Paul Jones (born 1958) is a Canadian sportscaster. He previously served as the colour analyst on Raptors radio broadcasts, a role he had during the Raptors' inaugural season in 1995, with play-by-play man Mike Inglis on CFRB 1010. Currently, he serves as the Raptors' colour analyst on Fan 590, alongside play by play announcer Eric Smith.

In addition to those duties, Jones appears on a weekly basketball show hosted by Smith on the Fan 590, Hoops, which is simulcast on Raptors NBA TV. Jones and Smith also appeared together on another show on Raptors NBA TV, Double Dribble.

Jones has also served as studio analyst and sideline reporter for the Raptors on TSN, CTV, and Rogers Sportsnet. He can now be seen regularly throughout Canada on various programs and networks such as The Grill Room (SUN TV), Off the Record (TSN), and Full Court Press (Raptors NBA TV).

As a basketball player, Jones won three provincial titles (1978, 1980–81) as a member of York University's basketball team. He was a two-time conference All-Star, and was awarded the Kitch McPherson Trophy as Most Valuable Player of the Ontario championship game in 1981. A two-time Ontario All-Star (1980–81), he participated in the CIAU national championship tournament four times and won two bronze medals (1978–79). In 1983, he won a silver medal as a member of the team that represented Canada in the Commonwealth Basketball Tournament in New Zealand. He also coached at the high school and provincial team levels, and served as an assistant coach with the University of Western Ontario for three years.
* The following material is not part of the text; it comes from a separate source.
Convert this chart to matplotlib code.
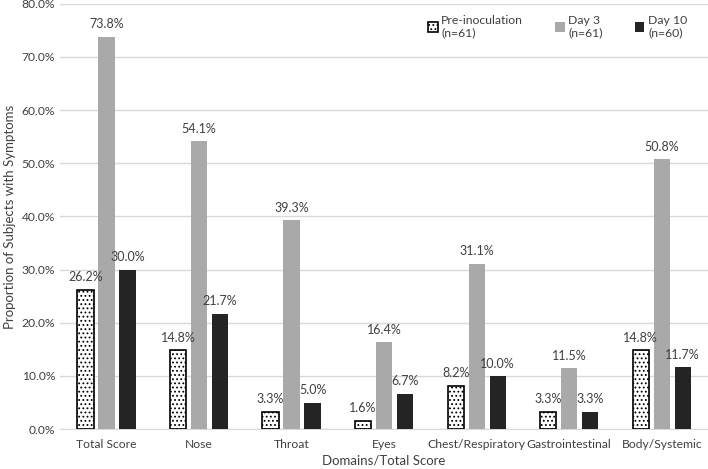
import numpy as np
import matplotlib.pyplot as plt

plt.rcParams['font.family'] = ['Lato', 'DejaVu Sans']
plt.rcParams['hatch.linewidth'] = 0.8

# data
categories = ["Total Score", "Nose", "Throat", "Eyes", "Chest/Respiratory",
              "Gastrointestinal", "Body/Systemic"]
pre_inoc = [26.2, 14.8, 3.3, 1.6, 8.2, 3.3, 14.8]
day3 = [73.8, 54.1, 39.3, 16.4, 31.1, 11.5, 50.8]
day10 = [30.0, 21.7, 5.0, 6.7, 10.0, 3.3, 11.7]
series_labels = ["Pre-inoculation\n(n=61)", "Day 3\n(n=61)", "Day 10\n(n=60)"]

fig = plt.figure(figsize=(7.08, 4.69), dpi=100)
ax = fig.add_axes([0.085, 0.085, 0.915, 0.907])

x = np.arange(len(categories))
w = 0.175
step = 0.227
text_col = "#404040"

b1 = ax.bar(x - step, pre_inoc, w, color="white", edgecolor="black",
            hatch="....", linewidth=1.2, label=series_labels[0], zorder=3)
b2 = ax.bar(x, day3, w, color="#a9a9a9", label=series_labels[1], zorder=3)
b3 = ax.bar(x + step, day10, w, color="#242424", label=series_labels[2], zorder=3)

for bars, vals in [(b1, pre_inoc), (b2, day3), (b3, day10)]:
    for rect, v in zip(bars, vals):
        ax.text(rect.get_x() + rect.get_width() / 2, v + 1.2, f"{v:.1f}%",
                ha="center", va="bottom", fontsize=9, color=text_col)

ax.set_ylim(0, 80)
ax.set_xlim(-0.5, len(categories) - 0.5)
ax.set_yticks(np.arange(0, 81, 10))
ax.set_yticklabels([f"{t:.1f}%" for t in np.arange(0, 81, 10)])
ax.set_xticks(x)
ax.set_xticklabels(categories)
ax.tick_params(axis="both", length=0, labelsize=8.7, colors=text_col)
ax.tick_params(axis="x", pad=7)
ax.yaxis.grid(True, color="#d9d9d9", linewidth=1)
ax.set_axisbelow(True)
for s in ["top", "right", "left"]:
    ax.spines[s].set_visible(False)
ax.spines["bottom"].set_color("#d9d9d9")

ax.set_ylabel("Proportion of Subjects with Symptoms", fontsize=9.5, color=text_col)
ax.set_xlabel("Domains/Total Score", fontsize=9.5, color=text_col, labelpad=3)

leg = ax.legend(loc="upper right", ncol=3, frameon=False, fontsize=8.8,
                handlelength=0.8, handleheight=0.8, columnspacing=2.6,
                handletextpad=0.3, bbox_to_anchor=(0.985, 1.0))
for t in leg.get_texts():
    t.set_color(text_col)

fig.savefig("out.png", dpi=100)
Jones' migrated with his parents from Jamaica to Canada when he was four months old. He also worked with the Toronto District School Board for 22 years, eventually working his way up to become a school principal for Walter Scott Public School and Roselawn Public School in Richmond Hill. He left this position in 2004 to join the Raptors' radio broadcast team on the Fan 590.

Jones' younger brother is Mark Jones, a sportscaster with ESPN and ABC.

On June 15, 2020, Jones & Eric Smith became co-hosts of a new afternoon sports talk show on Sportsnet 590, Smith & Jones.